### Data section
==============================
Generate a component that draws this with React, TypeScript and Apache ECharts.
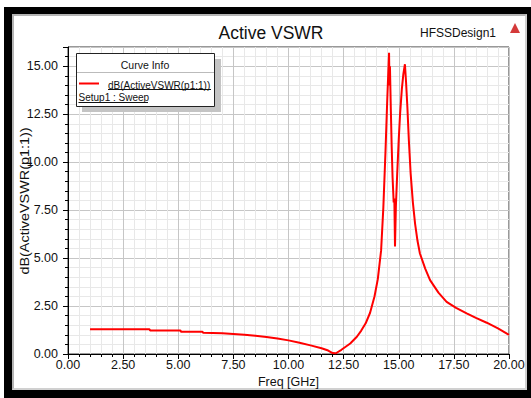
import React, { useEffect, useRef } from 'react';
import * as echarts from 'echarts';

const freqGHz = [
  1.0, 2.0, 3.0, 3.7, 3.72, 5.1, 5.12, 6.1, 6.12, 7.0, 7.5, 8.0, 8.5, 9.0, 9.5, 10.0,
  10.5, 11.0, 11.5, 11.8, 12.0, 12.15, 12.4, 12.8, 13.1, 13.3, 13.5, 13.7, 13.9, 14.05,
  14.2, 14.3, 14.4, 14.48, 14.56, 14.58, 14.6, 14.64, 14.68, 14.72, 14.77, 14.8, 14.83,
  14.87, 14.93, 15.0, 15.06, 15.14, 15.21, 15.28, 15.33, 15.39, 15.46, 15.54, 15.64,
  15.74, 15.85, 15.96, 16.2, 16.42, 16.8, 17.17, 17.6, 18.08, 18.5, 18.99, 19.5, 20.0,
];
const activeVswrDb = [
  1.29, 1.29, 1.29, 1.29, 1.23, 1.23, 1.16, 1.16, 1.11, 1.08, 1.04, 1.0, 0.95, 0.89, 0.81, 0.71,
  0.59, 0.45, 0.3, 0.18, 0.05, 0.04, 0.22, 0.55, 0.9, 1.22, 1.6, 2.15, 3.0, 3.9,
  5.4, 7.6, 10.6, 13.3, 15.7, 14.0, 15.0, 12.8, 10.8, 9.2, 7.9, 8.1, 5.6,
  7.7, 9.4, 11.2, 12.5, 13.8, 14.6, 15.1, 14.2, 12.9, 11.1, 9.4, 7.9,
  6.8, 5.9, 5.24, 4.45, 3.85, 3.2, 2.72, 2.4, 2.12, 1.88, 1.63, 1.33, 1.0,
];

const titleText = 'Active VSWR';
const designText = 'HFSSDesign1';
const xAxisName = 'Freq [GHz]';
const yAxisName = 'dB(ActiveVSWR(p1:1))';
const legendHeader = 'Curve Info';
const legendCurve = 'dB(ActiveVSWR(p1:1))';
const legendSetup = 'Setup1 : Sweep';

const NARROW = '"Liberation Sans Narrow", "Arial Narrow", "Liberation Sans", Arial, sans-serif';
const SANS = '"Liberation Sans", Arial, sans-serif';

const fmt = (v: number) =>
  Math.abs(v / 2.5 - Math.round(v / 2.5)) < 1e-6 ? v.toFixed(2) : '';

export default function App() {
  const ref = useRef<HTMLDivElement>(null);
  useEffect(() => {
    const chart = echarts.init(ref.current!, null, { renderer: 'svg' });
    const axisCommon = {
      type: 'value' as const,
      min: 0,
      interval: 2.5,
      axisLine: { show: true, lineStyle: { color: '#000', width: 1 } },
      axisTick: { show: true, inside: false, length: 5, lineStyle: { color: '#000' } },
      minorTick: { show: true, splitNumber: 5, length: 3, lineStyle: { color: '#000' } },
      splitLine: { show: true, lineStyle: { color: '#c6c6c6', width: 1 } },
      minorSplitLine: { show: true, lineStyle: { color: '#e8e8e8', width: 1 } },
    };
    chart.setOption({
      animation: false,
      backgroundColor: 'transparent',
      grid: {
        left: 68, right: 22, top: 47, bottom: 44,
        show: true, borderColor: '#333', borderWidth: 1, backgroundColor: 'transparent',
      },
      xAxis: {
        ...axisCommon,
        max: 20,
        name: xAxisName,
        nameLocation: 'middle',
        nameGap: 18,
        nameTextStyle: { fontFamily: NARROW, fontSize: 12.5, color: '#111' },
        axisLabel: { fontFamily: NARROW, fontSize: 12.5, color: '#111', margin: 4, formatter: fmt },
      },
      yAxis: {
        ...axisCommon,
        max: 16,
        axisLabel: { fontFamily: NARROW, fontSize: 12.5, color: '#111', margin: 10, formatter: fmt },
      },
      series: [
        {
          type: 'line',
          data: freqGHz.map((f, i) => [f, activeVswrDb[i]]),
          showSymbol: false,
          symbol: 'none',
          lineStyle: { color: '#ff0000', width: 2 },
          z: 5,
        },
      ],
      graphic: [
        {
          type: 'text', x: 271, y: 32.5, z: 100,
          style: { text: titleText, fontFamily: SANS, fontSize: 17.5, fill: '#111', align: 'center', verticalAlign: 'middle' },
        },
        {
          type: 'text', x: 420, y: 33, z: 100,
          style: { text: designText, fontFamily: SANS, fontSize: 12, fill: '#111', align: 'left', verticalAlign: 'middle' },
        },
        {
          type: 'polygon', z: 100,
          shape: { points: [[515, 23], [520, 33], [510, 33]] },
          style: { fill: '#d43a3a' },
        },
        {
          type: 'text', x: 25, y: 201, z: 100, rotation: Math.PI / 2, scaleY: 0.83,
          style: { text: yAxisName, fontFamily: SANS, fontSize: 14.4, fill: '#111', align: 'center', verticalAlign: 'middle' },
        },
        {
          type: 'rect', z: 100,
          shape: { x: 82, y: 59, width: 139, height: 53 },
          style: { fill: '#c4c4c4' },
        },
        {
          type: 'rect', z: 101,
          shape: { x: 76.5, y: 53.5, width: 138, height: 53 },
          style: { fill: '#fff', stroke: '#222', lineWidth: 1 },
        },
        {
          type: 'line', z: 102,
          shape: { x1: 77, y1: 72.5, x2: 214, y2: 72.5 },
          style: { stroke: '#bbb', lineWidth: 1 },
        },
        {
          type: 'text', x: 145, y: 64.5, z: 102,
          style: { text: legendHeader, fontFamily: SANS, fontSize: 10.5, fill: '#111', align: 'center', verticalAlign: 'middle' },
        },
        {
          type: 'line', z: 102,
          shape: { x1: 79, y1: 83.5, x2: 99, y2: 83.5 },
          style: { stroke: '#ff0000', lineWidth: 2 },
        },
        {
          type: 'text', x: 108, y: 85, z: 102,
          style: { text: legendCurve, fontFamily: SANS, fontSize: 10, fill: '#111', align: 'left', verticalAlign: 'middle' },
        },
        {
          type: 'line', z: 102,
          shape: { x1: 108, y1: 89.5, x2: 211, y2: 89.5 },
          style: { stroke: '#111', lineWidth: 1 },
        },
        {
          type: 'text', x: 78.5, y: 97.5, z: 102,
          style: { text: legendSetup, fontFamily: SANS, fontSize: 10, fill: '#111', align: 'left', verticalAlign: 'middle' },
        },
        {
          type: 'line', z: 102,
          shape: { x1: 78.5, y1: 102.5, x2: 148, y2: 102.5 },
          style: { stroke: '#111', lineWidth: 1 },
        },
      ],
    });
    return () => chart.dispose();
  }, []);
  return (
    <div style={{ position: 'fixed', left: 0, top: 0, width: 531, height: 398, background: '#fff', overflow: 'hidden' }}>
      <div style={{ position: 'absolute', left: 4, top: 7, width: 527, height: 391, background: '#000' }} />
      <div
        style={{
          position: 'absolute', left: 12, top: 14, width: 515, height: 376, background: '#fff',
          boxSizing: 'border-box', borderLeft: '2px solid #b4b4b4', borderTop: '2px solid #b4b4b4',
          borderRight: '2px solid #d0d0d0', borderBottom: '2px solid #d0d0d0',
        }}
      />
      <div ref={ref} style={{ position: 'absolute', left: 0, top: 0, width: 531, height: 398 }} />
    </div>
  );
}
==============================
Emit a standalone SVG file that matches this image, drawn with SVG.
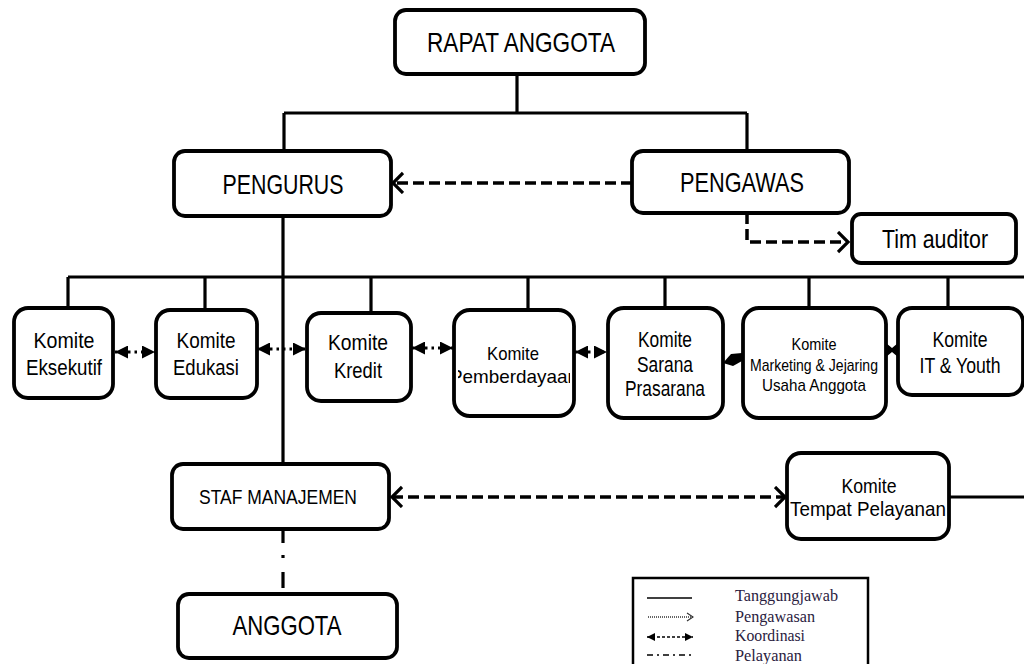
==============================
### Written exercise
Retype exactly the lines from the one with "Generate a component" through the one with "const legendSetup = 'Setup1 : Sweep';", both included, and nothing else; leave out the pictures.

### Problem solution
Generate a component that draws this with React, TypeScript and Apache ECharts.
import React, { useEffect, useRef } from 'react';
import * as echarts from 'echarts';

const freqGHz = [
  1.0, 2.0, 3.0, 3.7, 3.72, 5.1, 5.12, 6.1, 6.12, 7.0, 7.5, 8.0, 8.5, 9.0, 9.5, 10.0,
  10.5, 11.0, 11.5, 11.8, 12.0, 12.15, 12.4, 12.8, 13.1, 13.3, 13.5, 13.7, 13.9, 14.05,
  14.2, 14.3, 14.4, 14.48, 14.56, 14.58, 14.6, 14.64, 14.68, 14.72, 14.77, 14.8, 14.83,
  14.87, 14.93, 15.0, 15.06, 15.14, 15.21, 15.28, 15.33, 15.39, 15.46, 15.54, 15.64,
  15.74, 15.85, 15.96, 16.2, 16.42, 16.8, 17.17, 17.6, 18.08, 18.5, 18.99, 19.5, 20.0,
];
const activeVswrDb = [
  1.29, 1.29, 1.29, 1.29, 1.23, 1.23, 1.16, 1.16, 1.11, 1.08, 1.04, 1.0, 0.95, 0.89, 0.81, 0.71,
  0.59, 0.45, 0.3, 0.18, 0.05, 0.04, 0.22, 0.55, 0.9, 1.22, 1.6, 2.15, 3.0, 3.9,
  5.4, 7.6, 10.6, 13.3, 15.7, 14.0, 15.0, 12.8, 10.8, 9.2, 7.9, 8.1, 5.6,
  7.7, 9.4, 11.2, 12.5, 13.8, 14.6, 15.1, 14.2, 12.9, 11.1, 9.4, 7.9,
  6.8, 5.9, 5.24, 4.45, 3.85, 3.2, 2.72, 2.4, 2.12, 1.88, 1.63, 1.33, 1.0,
];

const titleText = 'Active VSWR';
const designText = 'HFSSDesign1';
const xAxisName = 'Freq [GHz]';
const yAxisName = 'dB(ActiveVSWR(p1:1))';
const legendHeader = 'Curve Info';
const legendCurve = 'dB(ActiveVSWR(p1:1))';
const legendSetup = 'Setup1 : Sweep';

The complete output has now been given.